Kimberly Ariella Dueñas
Kimberly Ariella Dueñas (she/ella) is a California native with a global spirit. Born into a multicultural home, she discovered that the best way to explore her dynamic Jewish identity was to immerse and involve herself in the world – beginning with tracing her roots to rural El Salvador and across Europe.
An international Jewish educator, Kimberly Ariella is passionate about providing a safe space for people to develop deeper connections to their Latin and Jewish identities. Her passion for community healing, led her to join the Jewtina y Co. team as a founding member and the Director of Learning in charge of innovative identity, community and wellbeing programming. Prior to working with Jewtina y Co. she was an experiential Jewish educator in Los Angeles, CA and volunteer educator at the Jewish Community Center in Mumbai, India.
Kimberly Ariella is a graduate of the American Jewish University, where she was selected to be the valedictorian of her graduating class.

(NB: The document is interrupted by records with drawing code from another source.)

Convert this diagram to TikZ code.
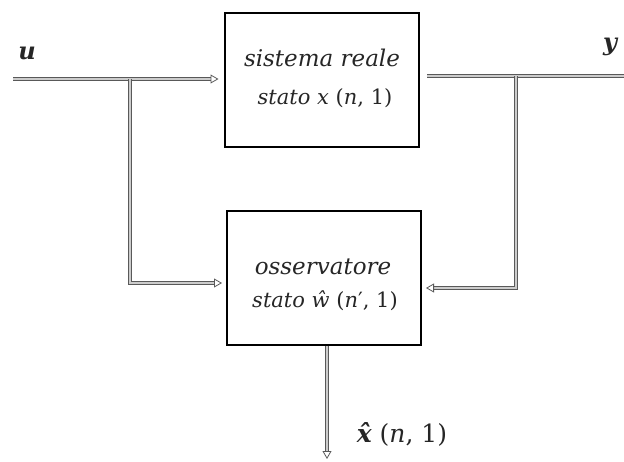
\documentclass[tikz,border=0pt]{standalone}
\usepackage{fontspec}
\setmainfont{DejaVu Serif}
\usetikzlibrary{arrows.meta}
\tikzset{
  blk/.style={draw=black, line width=2pt, minimum width=194pt, minimum height=134pt, inner sep=0pt},
  dbl/.style={draw=black!65, double=gray!40, double distance=2.6pt, line width=0.8pt},
  dtip/.style={-{Triangle[open,length=8pt,width=9pt,line width=0.8pt]}},
  lbl/.style={text=black!85, inner sep=0pt}
}
\begin{document}
\begin{tikzpicture}[x=1pt,y=-1pt]
\useasboundingbox (0,0) rectangle (624,461);
\node[blk] (sys) at (321.5,79.5) {};
\node[blk] (obs) at (324,278) {};
\node[lbl] (t1) at (322,58) {\fontsize{23}{26}\selectfont\itshape sistema reale};
\node[lbl] (t2) at (325,98) {\fontsize{21}{24}\selectfont\textit{stato x} (\textit{n}, 1)};
\node[lbl] (t3) at (323,267) {\fontsize{23}{26}\selectfont\itshape osservatore};
\node[lbl] (t4) at (325,301) {\fontsize{21}{24}\selectfont\textit{stato ŵ} (\textit{n}′, 1)};
\node[lbl] (ul) at (27,53) {\fontsize{24}{28}\selectfont\bfseries\itshape u};
\node[lbl] (yl) at (610,47) {\fontsize{24}{28}\selectfont\bfseries\itshape y};
\node[lbl] (xl) at (402,434) {\fontsize{25}{28}\selectfont\textbf{\textit{x̂}} (\textit{n}, 1)};
\coordinate (us) at (13,79);
\coordinate (uj) at (130,79);
\coordinate (uc) at (130,283);
\coordinate (ys) at (427,76);
\coordinate (ye) at (624,76);
\coordinate (yj) at (516,76);
\coordinate (yc) at (516,288);
\coordinate (oe) at (327,461);
\draw[dbl,dtip,shorten >=5pt] (us) -- (sys.west |- us);
\draw[dbl,dtip,shorten >=4pt] (uj) -- (uc) -- (obs.west |- uc);
\draw[dbl] (ys) -- (ye);
\draw[dbl,dtip,shorten >=4pt] (yj) -- (yc) -- (obs.east |- yc);
\draw[dbl,dtip,shorten >=2pt] (obs.south -| oe) -- (oe);
\end{tikzpicture}
\end{document}
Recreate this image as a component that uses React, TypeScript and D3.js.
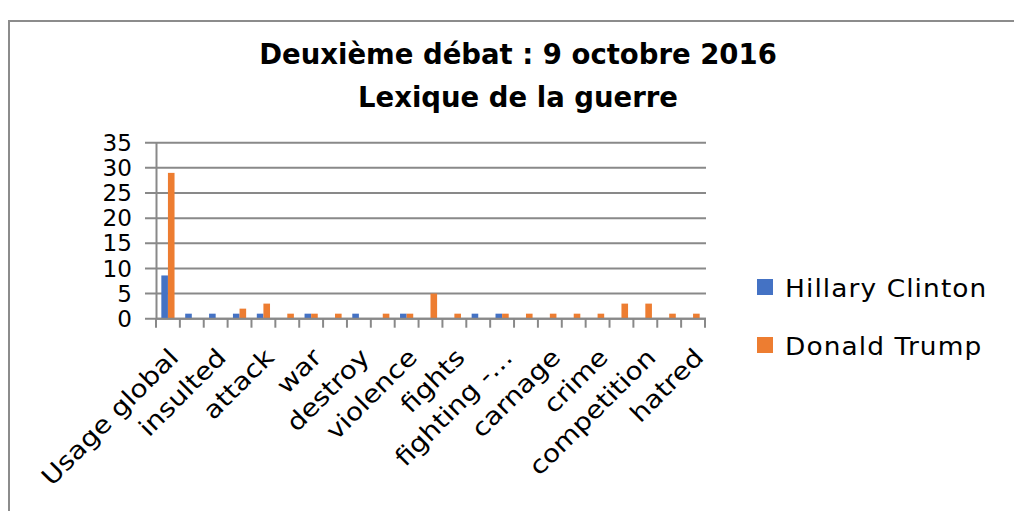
import React from "react";
import * as d3 from "d3";

const categories = [
  "Usage global", "insult", "insulted", "attacks", "attack", "wars", "war",
  "destroyed", "destroy", "violent", "violence", "fight", "fights", "fought",
  "fighting -…", "killed", "carnage", "criminal", "crime", "compete",
  "competition", "hate", "hatred",
];
const hillary = [8.6, 1, 1, 1, 1, 0, 1, 0, 1, 0, 1, 0, 0, 1, 1, 0, 0, 0, 0, 0, 0, 0, 0];
const trump = [29, 0, 0, 2, 3, 1, 1, 1, 0, 1, 1, 5, 1, 0, 1, 1, 1, 1, 1, 3, 3, 1, 1];
const seriesNames = ["Hillary Clinton", "Donald Trump"];
const seriesColors = ["#4472C4", "#ED7D31"];
const yTicks = [0, 5, 10, 15, 20, 25, 30, 35];
const titleLines = ["Deuxième débat : 9 octobre 2016", "Lexique de la guerre"];

const FONT = "'DejaVu Sans', sans-serif";
const GRID = "#898989";

export default function App() {
  const x = d3.scaleBand<string>().domain(categories).range([156, 705]).padding(0);
  const y = d3.scaleLinear().domain([0, 35]).range([318.7, 142.7]);
  const bw = 6.6;
  const series = [hillary, trump];

  return (
    <svg
      width={1014}
      height={511}
      style={{ position: "absolute", left: 0, top: 0, background: "#fff" }}
      fontFamily={FONT}
    >
      <rect x={0} y={0} width={1014} height={511} fill="#fff" />
      {/* outer border */}
      <path d="M9,520 L9,21 L1020,21" fill="none" stroke="#8c8c8c" strokeWidth={2} />

      {/* title */}
      {titleLines.map((t, i) => (
        <text
          key={t}
          x={518}
          y={63.5 + i * 43}
          textAnchor="middle"
          fontWeight="bold"
          fontSize={27.5}
          fill="#000"
        >
          {t}
        </text>
      ))}

      {/* gridlines */}
      {yTicks.map((v) => (
        <line key={v} x1={145} x2={706} y1={y(v)} y2={y(v)} stroke={GRID} strokeWidth={2} />
      ))}
      {/* y axis */}
      <line x1={156.5} x2={156.5} y1={y(35)} y2={y(0)} stroke={GRID} strokeWidth={2} />
      {yTicks.map((v) => (
        <text
          key={"l" + v}
          transform={`translate(132,${y(v)}) scale(1.05,1.08)`}
          textAnchor="end"
          dominantBaseline="central"
          fontSize={22}
          fill="#000"
        >
          {v}
        </text>
      ))}

      {/* bars */}
      {series.map((vals, si) =>
        vals.map((v, i) =>
          v > 0 ? (
            <rect
              key={si + "-" + i}
              x={(x(categories[i]) as number) + x.bandwidth() / 2 - bw + si * bw}
              y={y(v)}
              width={bw}
              height={y(0) - y(v)}
              fill={seriesColors[si]}
            />
          ) : null
        )
      )}

      {/* x axis */}
      <line x1={156} x2={706} y1={y(0)} y2={y(0)} stroke={GRID} strokeWidth={2} />
      {categories.map((c) => (
        <line
          key={"t" + c}
          x1={x(c) as number}
          x2={x(c) as number}
          y1={y(0)}
          y2={y(0) + 9}
          stroke={GRID}
          strokeWidth={2}
        />
      ))}
      <line x1={705} x2={705} y1={y(0)} y2={y(0) + 9} stroke={GRID} strokeWidth={2} />

      {categories.map((c, i) =>
        i % 2 === 0 ? (
          <text
            key={"xl" + c}
            transform={`translate(${(x(c) as number) + x.bandwidth() / 2 + 6},353) rotate(-45) scale(1.14,1)`}
            textAnchor="end"
            dominantBaseline="central"
            fontSize={24.5}
            fill="#000"
          >
            {c}
          </text>
        ) : null
      )}

      {/* legend */}
      {seriesNames.map((n, i) => (
        <g key={n}>
          <rect x={757} y={279 + i * 58} width={16} height={16} fill={seriesColors[i]} />
          <text
            transform={`translate(785,${297 + i * 57.5}) scale(1.1,1)`}
            fontSize={24}
            letterSpacing={1}
            fill="#000"
          >
            {n}
          </text>
        </g>
      ))}
    </svg>
  );
}
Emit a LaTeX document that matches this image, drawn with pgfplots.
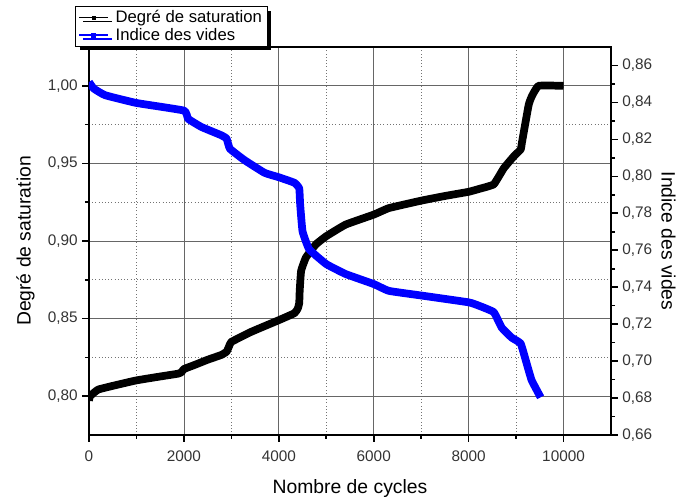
\documentclass[border=0pt]{standalone}
\usepackage{fontspec}
\setmainfont{Liberation Sans}
\usepackage{pgfplots}
\pgfplotsset{compat=1.18}
\usetikzlibrary{shadows}

\pgfplotsset{
  base/.style={
    width=391.5pt, height=291pt, scale only axis,
    xmin=0, xmax=11000,
    axis line style={line width=1.5pt},
    major tick length=5pt, minor tick length=3pt,
    every tick/.style={black, line width=1.2pt},
    tick align=outside,
    tick label style={font=\fontsize{11.5}{13}\selectfont, text=black!80},
    label style={font=\fontsize{14.5}{16}\selectfont},
    /pgf/number format/assume math mode=true,
  },
  commay/.style={
    y tick label style={/pgf/number format/.cd, use comma, fixed, fixed zerofill, precision=2},
  },
}

\begin{document}
\begin{tikzpicture}
% axe gauche : degre de saturation
\begin{axis}[base, commay, name=ax,
  ymin=0.775, ymax=1.025,
  xtick={0,2000,4000,6000,8000,10000}, minor x tick num=1,
  scaled x ticks=false,
  ytick={0.80,0.85,0.90,0.95,1.00}, minor y tick num=1,
  xtick pos=bottom, ytick pos=left,
  x tick label style={/pgf/number format/1000 sep={}, yshift=-3pt},
  grid=both,
  major grid style={black!60, line width=0.6pt},
  minor grid style={black!55, dotted, line width=0.6pt},
  xlabel={Nombre de cycles}, ylabel={Degré de saturation},
  xlabel style={yshift=-7pt}, ylabel style={yshift=3pt},
]
\addplot[black, line width=5.8pt, line join=round, smooth, tension=0.2] coordinates {
  (0,0.797) (20,0.800) (196,0.8043) (616,0.8075) (1000,0.8102)
  (1500,0.8127) (1876,0.8145) (1950,0.8155) (2000,0.8175) (2230,0.8202)
  (2500,0.8235) (2790,0.8266) (2900,0.8287) (2950,0.8320) (3000,0.835)
  (3420,0.8415) (4000,0.849) (4330,0.8535) (4400,0.8565) (4430,0.8600)
  (4440,0.8680) (4470,0.8808) (4570,0.8893) (4780,0.8978) (5000,0.9031)
  (5410,0.9106) (6000,0.917) (6320,0.9212) (7000,0.926) (7500,0.929)
  (8000,0.9317) (8214,0.9335) (8529,0.9365) (8739,0.9468) (8950,0.9545)
  (9097,0.959) (9124,0.9636) (9265,0.9877) (9335,0.9935) (9475,1.0)
  (10000,1.0)
};
\end{axis}
% axe droit : indice des vides
\begin{axis}[base, commay,
  ymin=0.66, ymax=0.87,
  hide x axis, axis y line*=right,
  ytick={0.66,0.68,0.70,0.72,0.74,0.76,0.78,0.80,0.82,0.84,0.86}, minor y tick num=1,
  ylabel={Indice des vides}, ylabel style={rotate=180},
  legend cell align=left,
  legend image code/.code={\draw[mark repeat=2,mark phase=2,#1] plot coordinates {(0cm,0cm) (0.38cm,0cm) (0.76cm,0cm)}; \path (0.86cm,0cm);},
  legend style={at={(axis description cs:0,1)}, anchor=north west,
    xshift=-10.5pt, yshift=30.75pt, draw=black, line width=0.8pt, fill=white,
    font=\fontsize{12.5}{14}\selectfont, inner xsep=2pt, inner ysep=1pt,
    row sep=-1.5pt,
    drop shadow={shadow xshift=3pt, shadow yshift=-3pt, fill=black, opacity=1}},
]
\addlegendimage{black, line width=0.6pt, mark=square*, mark size=1.2pt}
\addlegendentry{Degré de saturation}
\addlegendimage{blue, line width=1.6pt, mark=square*, mark size=1.2pt}
\addlegendentry{Indice des vides}
\addplot[blue, line width=5.8pt, line join=round, smooth, tension=0.2, forget plot] coordinates {
  (0,0.851) (100,0.8475) (340,0.8439) (1000,0.8397) (2000,0.8356)
  (2090,0.8311) (2370,0.8267) (2790,0.8222) (2900,0.8204) (2970,0.8149)
  (3280,0.8087) (3700,0.8019) (4000,0.7995) (4330,0.7965) (4430,0.7935)
  (4450,0.7847) (4500,0.7702) (4640,0.7605) (5000,0.7525) (5410,0.7471)
  (6000,0.7417) (6320,0.7380) (7000,0.7355) (8000,0.7318) (8214,0.7300)
  (8529,0.7265) (8697,0.7181) (8907,0.7127) (9097,0.7095) (9223,0.6987)
  (9328,0.6896) (9517,0.6804)
};
\end{axis}
\path ([xshift=-66.75pt,yshift=-46.5pt]ax.south west) rectangle ([xshift=52.5pt,yshift=35.25pt]ax.north east);
\end{tikzpicture}
\end{document}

She is a former JDC Entwine Jewish Service Corps Fellow and community representative, a Selah Fellowship (Bend the Arc), and is a member of the Schusterman Foundation’s ROI community. In 2024, she was awarded the Pomegranate prize for Jewish Education from The Covenant Foundation. She finds joy in celebrating the multitudes of her traditions with her loved ones and community.
Kimberly is Director of Learning and Founding Member of Jewtina y Co.
Soreh Ruffman
Soreh Ruffman [she/her/s], sought connection to her Jewish identity from a young age, asking the elders in her family to share their stories, avidly studying to become Bat Mitzvah and seeking every opportunity possible to act as an educator for youth in her Jewish community. These experiences allowed her to find a home as an educator and community organizer.
Soreh graduated from the University of California, Santa Cruz, where she interned with Legal Services for Prisoners with Children doing prisoner advocacy work. She earned her master’s degree in special education from California State University at Sacramento, organized with Bay Area Transformative Justice Collective and taught in Oakland public schools for 10 years.
Seeking deeper connection to her Jewish roots, she farmed at Isabella Freedman Jewish Retreat Center. She developed her mikveh practice during this time, which helped to change her relationship to chronic pain and root more fully into a Jewish life.
Soreh is the former Director of the Rising Tide Open Waters Network at Mayyim Hayyim.